(Dataset content)
___
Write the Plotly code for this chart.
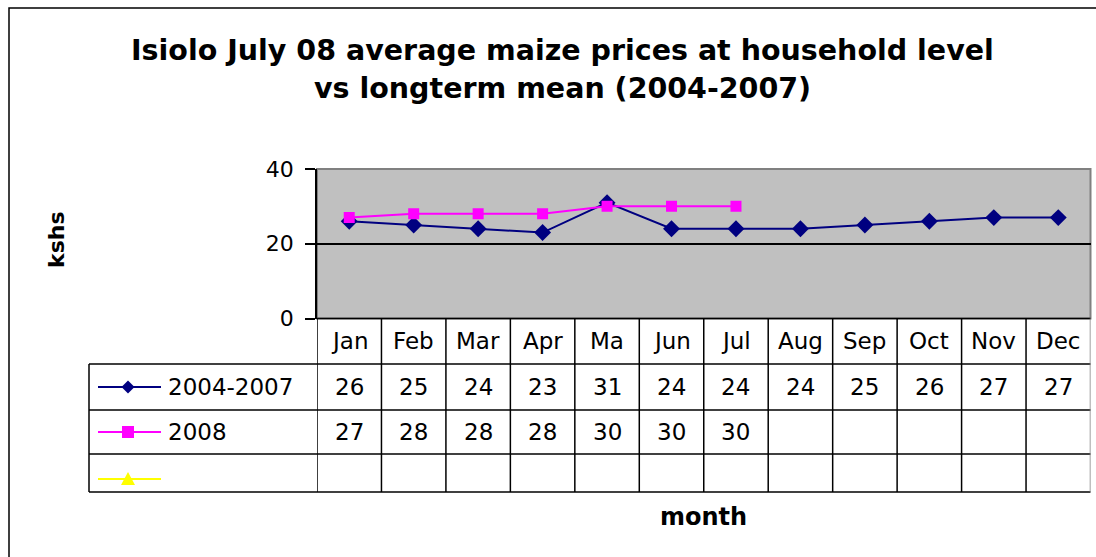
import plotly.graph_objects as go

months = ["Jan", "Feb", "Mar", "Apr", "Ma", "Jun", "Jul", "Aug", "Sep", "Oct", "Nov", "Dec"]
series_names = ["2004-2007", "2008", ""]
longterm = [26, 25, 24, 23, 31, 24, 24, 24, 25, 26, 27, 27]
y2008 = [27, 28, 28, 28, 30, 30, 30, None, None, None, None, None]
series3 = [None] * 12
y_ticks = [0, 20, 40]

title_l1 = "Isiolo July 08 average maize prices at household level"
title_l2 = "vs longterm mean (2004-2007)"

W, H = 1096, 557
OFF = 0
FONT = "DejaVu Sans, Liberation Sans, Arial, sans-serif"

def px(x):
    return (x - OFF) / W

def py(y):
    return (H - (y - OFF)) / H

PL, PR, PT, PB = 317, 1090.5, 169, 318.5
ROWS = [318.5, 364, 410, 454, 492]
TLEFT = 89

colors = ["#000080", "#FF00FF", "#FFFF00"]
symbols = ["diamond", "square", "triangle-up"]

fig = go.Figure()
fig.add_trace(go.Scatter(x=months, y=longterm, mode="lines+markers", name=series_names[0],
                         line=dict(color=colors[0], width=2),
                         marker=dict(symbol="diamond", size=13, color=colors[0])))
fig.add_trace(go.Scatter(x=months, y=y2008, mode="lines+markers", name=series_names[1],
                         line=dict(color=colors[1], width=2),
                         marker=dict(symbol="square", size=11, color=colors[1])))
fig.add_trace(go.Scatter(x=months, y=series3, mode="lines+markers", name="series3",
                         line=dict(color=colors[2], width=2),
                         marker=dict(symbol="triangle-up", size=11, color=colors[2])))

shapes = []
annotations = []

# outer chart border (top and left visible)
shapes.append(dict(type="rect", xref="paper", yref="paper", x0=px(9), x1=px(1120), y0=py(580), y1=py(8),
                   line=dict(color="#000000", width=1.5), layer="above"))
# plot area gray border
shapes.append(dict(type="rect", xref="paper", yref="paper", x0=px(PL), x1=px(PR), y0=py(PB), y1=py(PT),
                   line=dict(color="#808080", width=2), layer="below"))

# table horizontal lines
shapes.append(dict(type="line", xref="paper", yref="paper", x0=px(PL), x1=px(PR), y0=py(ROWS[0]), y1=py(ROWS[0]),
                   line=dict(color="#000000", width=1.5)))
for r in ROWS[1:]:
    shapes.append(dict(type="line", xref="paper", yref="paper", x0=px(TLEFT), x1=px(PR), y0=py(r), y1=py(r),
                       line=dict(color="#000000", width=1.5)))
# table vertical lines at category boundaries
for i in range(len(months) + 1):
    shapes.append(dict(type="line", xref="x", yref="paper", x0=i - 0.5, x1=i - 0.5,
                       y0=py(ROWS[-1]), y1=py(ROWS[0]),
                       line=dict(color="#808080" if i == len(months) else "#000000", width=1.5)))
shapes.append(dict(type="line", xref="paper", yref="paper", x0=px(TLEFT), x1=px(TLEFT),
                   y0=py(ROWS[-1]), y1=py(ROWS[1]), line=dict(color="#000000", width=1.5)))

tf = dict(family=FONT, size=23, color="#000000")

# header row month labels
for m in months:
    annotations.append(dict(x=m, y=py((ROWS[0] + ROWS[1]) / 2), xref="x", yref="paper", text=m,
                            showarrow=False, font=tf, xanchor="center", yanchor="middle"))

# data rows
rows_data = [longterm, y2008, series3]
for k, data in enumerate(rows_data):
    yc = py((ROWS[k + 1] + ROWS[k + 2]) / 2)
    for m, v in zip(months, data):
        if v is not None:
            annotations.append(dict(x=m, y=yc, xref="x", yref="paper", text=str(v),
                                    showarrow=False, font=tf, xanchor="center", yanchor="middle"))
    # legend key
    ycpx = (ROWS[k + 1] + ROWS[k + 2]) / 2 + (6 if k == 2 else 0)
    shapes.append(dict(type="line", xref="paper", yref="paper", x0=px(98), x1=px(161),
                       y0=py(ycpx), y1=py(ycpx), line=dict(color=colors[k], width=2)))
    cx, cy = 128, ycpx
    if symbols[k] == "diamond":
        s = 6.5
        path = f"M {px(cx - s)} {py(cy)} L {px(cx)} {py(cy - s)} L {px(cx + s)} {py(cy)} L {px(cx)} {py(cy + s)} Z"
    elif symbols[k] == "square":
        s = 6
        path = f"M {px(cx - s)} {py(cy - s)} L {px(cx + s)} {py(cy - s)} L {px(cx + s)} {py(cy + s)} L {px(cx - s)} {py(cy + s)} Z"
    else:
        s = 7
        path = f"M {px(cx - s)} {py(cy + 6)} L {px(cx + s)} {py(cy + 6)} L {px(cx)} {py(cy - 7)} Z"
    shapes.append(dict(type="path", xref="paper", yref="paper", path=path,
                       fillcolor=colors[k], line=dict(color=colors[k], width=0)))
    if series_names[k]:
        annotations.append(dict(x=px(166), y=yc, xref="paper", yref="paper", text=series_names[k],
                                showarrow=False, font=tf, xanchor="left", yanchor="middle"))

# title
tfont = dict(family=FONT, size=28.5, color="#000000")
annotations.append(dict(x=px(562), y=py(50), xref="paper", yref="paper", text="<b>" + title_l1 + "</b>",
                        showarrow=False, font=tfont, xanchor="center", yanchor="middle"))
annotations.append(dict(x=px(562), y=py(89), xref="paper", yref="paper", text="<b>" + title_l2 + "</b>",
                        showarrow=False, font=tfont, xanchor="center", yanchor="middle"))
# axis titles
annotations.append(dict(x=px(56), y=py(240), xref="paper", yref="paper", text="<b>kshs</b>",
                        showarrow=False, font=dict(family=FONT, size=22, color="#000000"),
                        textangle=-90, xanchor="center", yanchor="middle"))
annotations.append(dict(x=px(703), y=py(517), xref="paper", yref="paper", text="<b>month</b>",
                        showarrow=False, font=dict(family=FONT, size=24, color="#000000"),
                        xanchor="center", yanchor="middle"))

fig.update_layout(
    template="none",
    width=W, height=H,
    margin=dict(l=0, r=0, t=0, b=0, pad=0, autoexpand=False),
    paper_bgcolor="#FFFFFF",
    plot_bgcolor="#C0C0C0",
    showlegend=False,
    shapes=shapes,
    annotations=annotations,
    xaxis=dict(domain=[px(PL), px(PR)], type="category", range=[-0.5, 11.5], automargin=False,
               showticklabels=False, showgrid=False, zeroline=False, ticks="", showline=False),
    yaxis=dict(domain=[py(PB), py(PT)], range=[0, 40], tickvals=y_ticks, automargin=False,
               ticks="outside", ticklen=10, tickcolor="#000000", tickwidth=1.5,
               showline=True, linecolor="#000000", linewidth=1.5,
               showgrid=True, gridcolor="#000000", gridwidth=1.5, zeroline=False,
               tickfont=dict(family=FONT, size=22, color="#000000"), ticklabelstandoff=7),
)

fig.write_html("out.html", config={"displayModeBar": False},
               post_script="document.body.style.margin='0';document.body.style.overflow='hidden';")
___
(Problem details)
Repeat the listing above up to and including the line with "import plotly.graph_objects as go", starting from its first line. Drop any pictures.

(Worked answer)
Write the Plotly code for this chart.
import plotly.graph_objects as go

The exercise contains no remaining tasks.